Without taking into account the analysis complexity, spent time, resources, and energy finding an optimal solution, we can proudly write – yes, it works! And so smoothly. Nevertheless, a hybrid approach was necessary: the time series was analysed in terms of static gestures through a convolutional network (CNN). This is a much faster model and introduces minimal delays because it only uses a single data frame. A similar approach was used, for example, to recognise objects in popular AI models for image recognition, e.g., Inception or Yolo. When a model based on the convolutions will recognise a characteristic hand shape which can potentially start the sequence of a gesture in which we are interested, a second model, using a simplified LSTM network, enters the action. It works on a minimal set of data, mainly due to performance reasons. Such a hybrid works well on AR and VR devices, including Oculus Quest and Hololens 2, with limited computing resources. At the moment, these devices mostly use the CPU for neural network computation (prediction), and there is no GPU support for the majority of the AI mobile frameworks available on the ARM platform.

Technical Hints

For both models, both convolutional and LSTM based, machine learning was necessary.

For this purpose, we planned to use ready frameworks for PCs, including Keras, Pytorch or Caffee. Finally, we decided to use Keras, primarily because of its maturity, many confirmed commercial applications and support for mobile devices (including TensorFlow Lite and the possibility of converting a model to other formats). In addition, after its integration with TensorFlow, Keras seems to be the solution which is most seamlessly supported by NVIDIA CUDA, i.e., calculations using a GPU.

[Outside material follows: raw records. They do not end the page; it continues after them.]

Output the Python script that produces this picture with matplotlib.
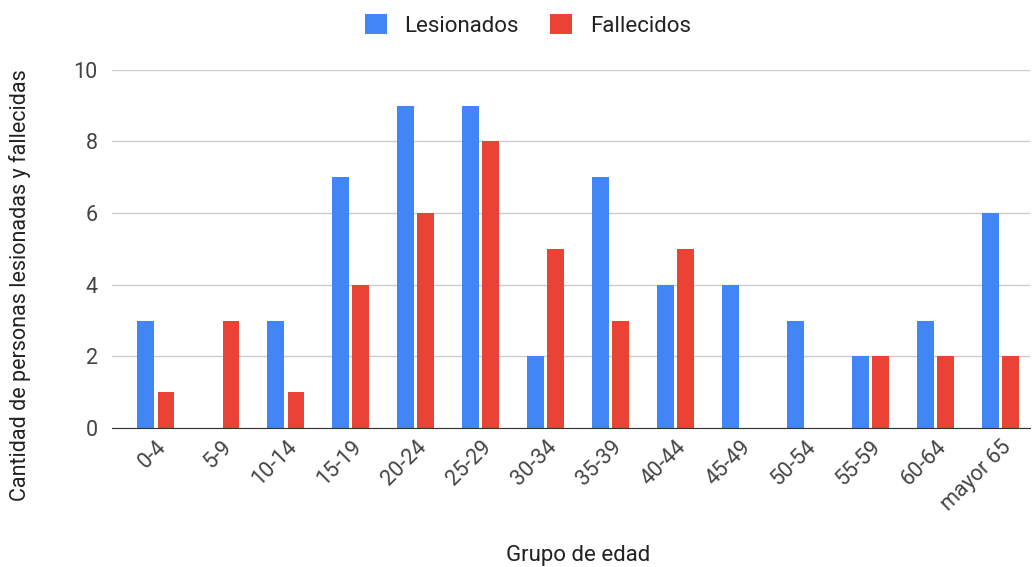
from matplotlib import pyplot as plt
import numpy as np

plt.rcParams['font.family'] = ['Roboto', 'DejaVu Sans']

grupos = ['0-4', '5-9', '10-14', '15-19', '20-24', '25-29', '30-34',
          '35-39', '40-44', '45-49', '50-54', '55-59', '60-64', 'mayor 65']
lesionados = [3, 0, 3, 7, 9, 9, 2, 7, 4, 4, 3, 2, 3, 6]
fallecidos = [1, 3, 1, 4, 6, 8, 5, 3, 5, 0, 0, 2, 2, 2]

azul = '#4285F4'
rojo = '#EA4335'

fig = plt.figure(figsize=(10.35, 5.67), dpi=100)
ax = fig.add_axes([0.108, 0.245, 0.887, 0.632])

x = np.arange(len(grupos))
w = 0.26
ax.bar(x - w / 2 - 0.025, lesionados, w, color=azul, label='Lesionados', zorder=3)
ax.bar(x + w / 2 + 0.025, fallecidos, w, color=rojo, label='Fallecidos', zorder=3)

ax.set_ylim(0, 10)
ax.set_xlim(-0.68, len(grupos) - 0.55)
ax.set_yticks([0, 2, 4, 6, 8, 10])
ax.yaxis.grid(True, color='#cccccc', linewidth=1, zorder=0)
ax.tick_params(axis='y', length=0, labelsize=15.5, colors='#444444', pad=10)
ax.set_xticks(x)
ax.set_xticklabels(grupos, rotation=45, ha='right', rotation_mode='anchor')
ax.tick_params(axis='x', length=0, labelsize=15.5, colors='#444444', pad=6)
for s in ['top', 'right', 'left']:
    ax.spines[s].set_visible(False)
ax.spines['bottom'].set_color('#333333')
ax.spines['bottom'].set_zorder(4)

fig.text(578 / 1035, 1 - 555 / 567, 'Grupo de edad', fontsize=16, color='#222222',
         ha='center', va='center')
fig.text(20 / 1035, 1 - 285 / 567, 'Cantidad de personas lesionadas y fallecidas',
         fontsize=15.5, color='#222222', rotation=90, ha='center', va='center')

fig.legend(loc='upper center', bbox_to_anchor=(0.51, 1.01), ncol=2, frameon=False,
           fontsize=16, handlelength=1.0, handleheight=1.0, columnspacing=1.4,
           handletextpad=0.8, labelcolor='#222222')

plt.savefig('out.png')
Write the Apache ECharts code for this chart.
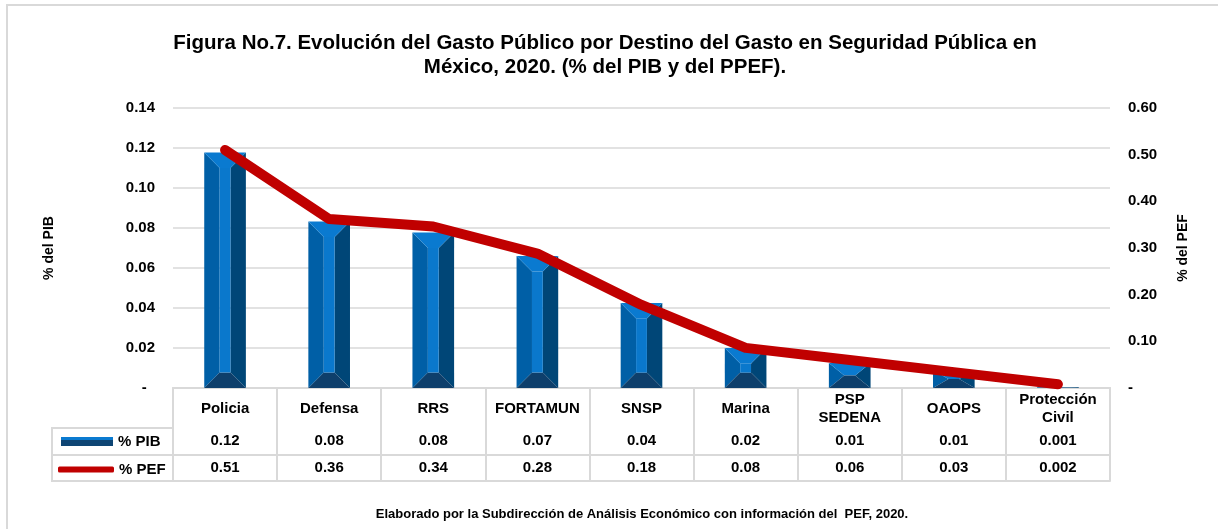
<!DOCTYPE html>
<html>
<head>
<meta charset="utf-8">
<script src="https://cdn.jsdelivr.net/npm/echarts@6/dist/echarts.min.js"></script>
<style>
  html, body { margin: 0; padding: 0; background: #fff; }
  #main { width: 1218px; height: 529px; }
</style>
</head>
<body>
<div id="main"></div>
<script>
const categories = ['Policia', 'Defensa', 'RRS', 'FORTAMUN', 'SNSP', 'Marina', 'PSP\nSEDENA', 'OAOPS', 'Protección\nCivil'];
// bar heights (% del PIB)
const pibValues = [0.1177, 0.0832, 0.0777, 0.066, 0.0425, 0.02, 0.0125, 0.009, 0.0004];
// line points (% del PEF)
const pefValues = [0.51, 0.362, 0.346, 0.288, 0.178, 0.086, 0.06, 0.034, 0.008];
// table text
const pibTable = ['0.12', '0.08', '0.08', '0.07', '0.04', '0.02', '0.01', '0.01', '0.001'];
const pefTable = ['0.51', '0.36', '0.34', '0.28', '0.18', '0.08', '0.06', '0.03', '0.002'];

const FONT = 'Liberation Sans, Arial, sans-serif';
const GRID = { left: 173, right: 108, top: 108, bottom: 141 };
const TABLE_LINE = '#d9d9d9';

function renderBevelBar(params, api) {
  const top = api.coord([api.value(0), api.value(1)]);
  const base = api.coord([api.value(0), 0]);
  const w = api.size([1, 0])[0] * 0.4;
  const x0 = top[0] - w / 2, x1 = top[0] + w / 2;
  const yt = top[1], yb = base[1];
  const h = yb - yt;
  const bx = w * 0.37;
  const by = Math.min(bx, h / 2);
  const xi0 = x0 + bx, xi1 = x1 - bx, yi0 = yt + by, yi1 = yb - by;
  const poly = (pts, fill) => ({ type: 'polygon', shape: { points: pts }, style: { fill: fill } });
  return {
    type: 'group',
    children: [
      poly([[x0, yt], [xi0, yi0], [xi0, yi1], [x0, yb]], '#005fa6'),
      poly([[x1, yt], [xi1, yi0], [xi1, yi1], [x1, yb]], '#004677'),
      poly([[x0, yt], [x1, yt], [xi1, yi0], [xi0, yi0]], '#0a7ad0'),
      poly([[x0, yb], [x1, yb], [xi1, yi1], [xi0, yi1]], '#0e3f6b'),
      { type: 'rect', shape: { x: xi0, y: yi0, width: xi1 - xi0, height: Math.max(0, yi1 - yi0) }, style: { fill: '#0a78cc' } }
    ]
  };
}

const chart = echarts.init(document.getElementById('main'));

const tableAxis = (offset, labels) => ({
  type: 'category',
  data: categories,
  gridIndex: 0,
  position: 'bottom',
  offset: offset,
  axisLine: { show: true, lineStyle: { color: TABLE_LINE, width: 2 } },
  axisTick: { show: false },
  axisLabel: {
    show: !!labels,
    interval: 0,
    margin: 13,
    verticalAlign: 'middle',
    color: '#000',
    fontFamily: FONT,
    fontWeight: 'bold',
    fontSize: 15,
    formatter: (v, i) => labels ? labels[i] : ''
  }
});

const option = {
  animation: false,
  backgroundColor: '#fff',
  title: [
    {
      text: 'Figura No.7. Evolución del Gasto Público por Destino del Gasto en Seguridad Pública en\nMéxico, 2020. (% del PIB y del PPEF).',
      left: 600,
      top: 26,
      textAlign: 'center',
      textStyle: { fontFamily: FONT, fontWeight: 'bold', fontSize: 20.5, lineHeight: 24, color: '#000' }
    },
    {
      text: 'Elaborado por la Subdirección de Análisis Económico con información del  PEF, 2020.',
      left: 637,
      top: 503,
      textAlign: 'center',
      textStyle: { fontFamily: FONT, fontWeight: 'bold', fontSize: 13, color: '#000' }
    }
  ],
  legend: [
    {
      data: [{
        name: '% PIB', icon: 'rect',
        itemStyle: { color: { type: 'linear', x: 0, y: 0, x2: 0, y2: 1, colorStops: [
          { offset: 0, color: '#0a7ad0' }, { offset: 0.3, color: '#0a7ad0' },
          { offset: 0.3, color: '#0e4574' }, { offset: 1, color: '#0e4574' }] } }
      }],
      left: 61, top: 434, itemWidth: 52, itemHeight: 9, padding: 0,
      textStyle: { fontFamily: FONT, fontWeight: 'bold', fontSize: 15, color: '#000' }
    },
    {
      data: [{ name: '% PEF', icon: 'roundRect', itemStyle: { color: '#c00000' } }],
      left: 58, top: 462, itemWidth: 56, itemHeight: 6, padding: 0,
      textStyle: { fontFamily: FONT, fontWeight: 'bold', fontSize: 15, color: '#000' }
    }
  ],
  grid: { left: GRID.left, right: GRID.right, top: GRID.top, bottom: GRID.bottom },
  xAxis: [
    {
      type: 'category',
      data: categories,
      position: 'bottom',
      axisLine: { show: true, lineStyle: { color: TABLE_LINE, width: 2 } },
      axisTick: { show: true, length: 93, lineStyle: { color: TABLE_LINE, width: 2 } },
      axisLabel: {
        interval: 0, margin: 21, verticalAlign: 'middle', lineHeight: 18,
        color: '#000', fontFamily: FONT, fontWeight: 'bold', fontSize: 15
      }
    },
    tableAxis(40, pibTable),
    tableAxis(67, pefTable),
    tableAxis(93, null)
  ],
  yAxis: [
    {
      type: 'value', min: 0, max: 0.14, interval: 0.02,
      name: '% del PIB', nameLocation: 'middle', nameGap: 117,
      nameTextStyle: { fontFamily: FONT, fontWeight: 'bold', fontSize: 14, color: '#000' },
      axisLine: { show: false }, axisTick: { show: false },
      splitLine: { lineStyle: { color: '#d9d9d9', width: 1.5 } },
      axisLabel: {
        margin: 18, color: '#000', fontFamily: FONT, fontWeight: 'bold', fontSize: 15,
        formatter: v => v === 0 ? '-  ' : v.toFixed(2)
      }
    },
    {
      type: 'value', min: 0, max: 0.6, interval: 0.1,
      name: '% del PEF', nameLocation: 'middle', nameGap: 66, nameRotate: 90,
      nameTextStyle: { fontFamily: FONT, fontWeight: 'bold', fontSize: 14, color: '#000' },
      axisLine: { show: false }, axisTick: { show: false },
      splitLine: { show: false },
      axisLabel: {
        margin: 18, color: '#000', fontFamily: FONT, fontWeight: 'bold', fontSize: 15,
        formatter: v => v === 0 ? '-' : v.toFixed(2)
      }
    }
  ],
  graphic: [
    // outer frame (top & left edges)
    { type: 'polyline', shape: { points: [[7, 529], [7, 5], [1218, 5]] }, style: { stroke: '#d9d9d9', lineWidth: 2, fill: null } },
    // legend column of the data table
    { type: 'polyline', shape: { points: [[173, 428], [52, 428], [52, 481], [173, 481]] }, style: { stroke: TABLE_LINE, lineWidth: 2, fill: null } },
    { type: 'line', shape: { x1: 52, y1: 455, x2: 173, y2: 455 }, style: { stroke: TABLE_LINE, lineWidth: 2 } }
  ],
  series: [
    {
      name: '% PIB',
      type: 'custom',
      xAxisIndex: 0,
      yAxisIndex: 0,
      renderItem: renderBevelBar,
      encode: { x: 0, y: 1 },
      itemStyle: { color: '#0a5da0' },
      data: pibValues.map((v, i) => [i, v]),
      z: 2
    },
    {
      name: '% PEF',
      type: 'line',
      xAxisIndex: 0,
      yAxisIndex: 1,
      data: pefValues,
      showSymbol: false,
      symbol: 'none',
      lineStyle: { color: '#c00000', width: 10, cap: 'round', join: 'round' },
      itemStyle: { color: '#c00000' },
      z: 3
    }
  ]
};

chart.setOption(option);
window.addEventListener('resize', () => {
  chart.resize();
});
</script>
</body>
</html>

Moving the model from the training platform (PC) to the target solution (AR / VR goggles, ARM-based) in theory is quite simple, but in practice, however, it is not so easy. We had essentially only two possible solutions in our case: to export the model to TFLite (the dedicated format for the TensorFlow Framework for mobiles) or to export to an open model in the ONNX format (Open Neural Network Exchange). The first approach is chosen for platforms for which TensorFlow Lite is available, unfortunately not for all, e.g., there is no TFLite available for Microsoft Hololens. On the other hand, the TensorFlow Lite library has the advantage that it is written using low-level C++. Thus, the AI computing core works efficiently even when creating applications in scripting languages or interpreted ones. However, it also means that binary, precompiled libraries dedicated to each platform are necessary. In the case of exports and subsequent imports for a mobile device in ONNX format, in most cases, we can use the universal library because it is written in C #, Java (JavaScript) or Python and available in the form of a source code. Unfortunately, this second solution is slower. In addition, using the entire development chain you must bear in mind that there are a lot of incompatibility issues between the individual versions of the libraries, both on the “training” side (PC) and the “user” side (mobile devices). For example, training with the TensorFlow version 2.4.0 or a newer library does not allow you to export the model to TFLite (Yes, TFLite!). Without a problem we can export with version 2.4.0 to the ONNX format, but … without changing the default settings in this “advanced” ONNX features version, it cannot be directly loaded to the software for VR / AR goggles virtually in any available library now. This is because … and, here we get to the incompatibilities for features versions again. Whilst ONNX is advertised as a universal portable format…

So, as you see, we had to solve a big box of puzzles, and the whole project at this stage more resembled the task of escaping from the “escape room” than classic, solid, development work. Still, this sort of challenge drives our team!

The Podium Stage

Finally, we have a solution that allows us to perform efficient training on the PC platform, using GPU units, then transferring it to the mobile VR and AR devices while still working quickly. On the one hand, we have models that provide a high (exceeding 90%) accuracy of gesture recognition. On the other hand, they work so quickly that the user does not even realise the complexity of the mechanisms working behind such advanced analysis of its gestures, the whole works close to real-time, with delays far below 100ms.